What is required: Scan the listing below. Report each line that includes "document".

Exercise materials:

☆ ☆ ☆

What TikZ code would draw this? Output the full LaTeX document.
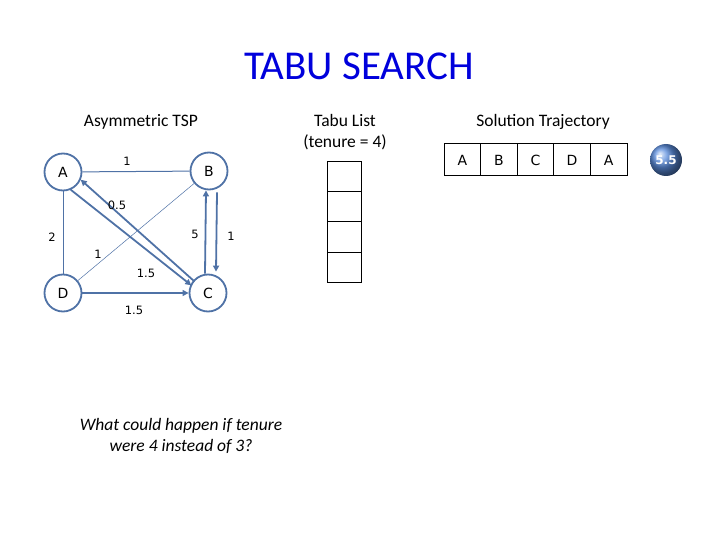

☆ ☆ ☆

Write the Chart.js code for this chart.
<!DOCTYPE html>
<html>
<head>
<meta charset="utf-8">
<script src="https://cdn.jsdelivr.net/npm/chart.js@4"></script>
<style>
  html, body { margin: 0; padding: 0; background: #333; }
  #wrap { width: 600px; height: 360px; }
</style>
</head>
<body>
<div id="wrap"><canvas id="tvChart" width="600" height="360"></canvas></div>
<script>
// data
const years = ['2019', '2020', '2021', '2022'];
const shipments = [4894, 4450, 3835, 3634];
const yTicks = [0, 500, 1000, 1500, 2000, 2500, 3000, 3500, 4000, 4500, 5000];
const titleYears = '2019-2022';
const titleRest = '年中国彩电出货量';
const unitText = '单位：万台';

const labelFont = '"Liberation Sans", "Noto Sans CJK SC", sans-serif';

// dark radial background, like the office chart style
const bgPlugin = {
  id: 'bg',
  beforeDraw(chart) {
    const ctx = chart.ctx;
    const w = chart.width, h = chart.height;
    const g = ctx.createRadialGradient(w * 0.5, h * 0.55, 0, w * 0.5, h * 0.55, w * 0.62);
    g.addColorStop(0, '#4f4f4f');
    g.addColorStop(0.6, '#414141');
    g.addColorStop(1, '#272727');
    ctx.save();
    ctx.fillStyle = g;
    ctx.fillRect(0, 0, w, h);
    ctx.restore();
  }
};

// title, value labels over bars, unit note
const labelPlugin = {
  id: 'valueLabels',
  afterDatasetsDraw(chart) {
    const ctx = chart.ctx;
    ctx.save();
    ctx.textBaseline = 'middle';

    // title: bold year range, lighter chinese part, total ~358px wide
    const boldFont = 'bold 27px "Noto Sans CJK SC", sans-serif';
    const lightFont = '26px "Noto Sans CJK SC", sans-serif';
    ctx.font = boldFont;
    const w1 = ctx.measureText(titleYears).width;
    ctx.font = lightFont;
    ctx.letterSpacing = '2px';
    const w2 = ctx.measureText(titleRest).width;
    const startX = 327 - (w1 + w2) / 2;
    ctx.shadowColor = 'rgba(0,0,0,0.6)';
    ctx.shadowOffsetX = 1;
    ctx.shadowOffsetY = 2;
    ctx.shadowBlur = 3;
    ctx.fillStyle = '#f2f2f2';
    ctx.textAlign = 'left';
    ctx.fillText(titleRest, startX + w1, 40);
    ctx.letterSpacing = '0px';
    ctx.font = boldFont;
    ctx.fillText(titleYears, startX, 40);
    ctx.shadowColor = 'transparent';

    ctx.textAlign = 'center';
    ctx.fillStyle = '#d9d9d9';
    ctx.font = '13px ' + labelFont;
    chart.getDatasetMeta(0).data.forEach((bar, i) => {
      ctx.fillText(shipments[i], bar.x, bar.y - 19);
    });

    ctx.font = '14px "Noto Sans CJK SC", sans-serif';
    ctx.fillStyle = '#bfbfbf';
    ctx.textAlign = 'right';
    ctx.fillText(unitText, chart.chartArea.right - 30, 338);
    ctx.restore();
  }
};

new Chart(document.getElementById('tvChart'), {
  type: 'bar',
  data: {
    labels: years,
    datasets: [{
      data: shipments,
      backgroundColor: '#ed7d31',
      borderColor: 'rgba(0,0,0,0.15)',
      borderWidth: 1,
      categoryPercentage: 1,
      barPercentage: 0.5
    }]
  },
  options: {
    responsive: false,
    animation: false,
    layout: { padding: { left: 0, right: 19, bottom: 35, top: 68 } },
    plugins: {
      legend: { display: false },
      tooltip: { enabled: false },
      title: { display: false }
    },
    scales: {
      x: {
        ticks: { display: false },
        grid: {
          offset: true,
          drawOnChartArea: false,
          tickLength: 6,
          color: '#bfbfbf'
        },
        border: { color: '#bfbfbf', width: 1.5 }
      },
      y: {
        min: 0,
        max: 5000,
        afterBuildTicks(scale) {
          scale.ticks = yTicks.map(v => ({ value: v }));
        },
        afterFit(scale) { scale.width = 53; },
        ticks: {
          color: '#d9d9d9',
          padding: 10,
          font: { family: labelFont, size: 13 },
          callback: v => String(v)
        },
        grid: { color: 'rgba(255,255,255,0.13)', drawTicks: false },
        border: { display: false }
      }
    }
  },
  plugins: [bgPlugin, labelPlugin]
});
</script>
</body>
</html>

☆ ☆ ☆

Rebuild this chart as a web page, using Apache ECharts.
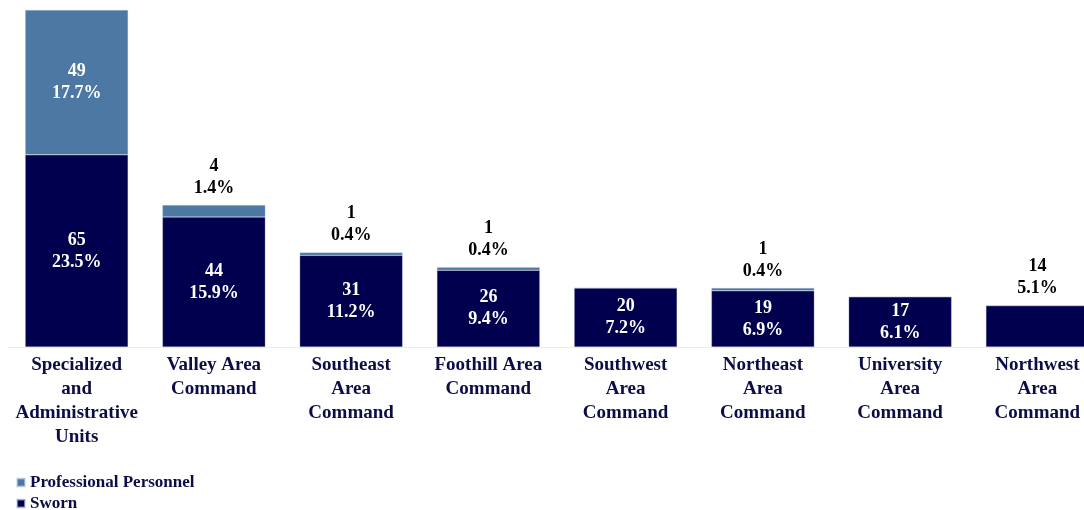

☆ ☆ ☆

Problem solution:
What TikZ code would draw this? Output the full LaTeX document.
new Chart(document.getElementById('tvChart'), {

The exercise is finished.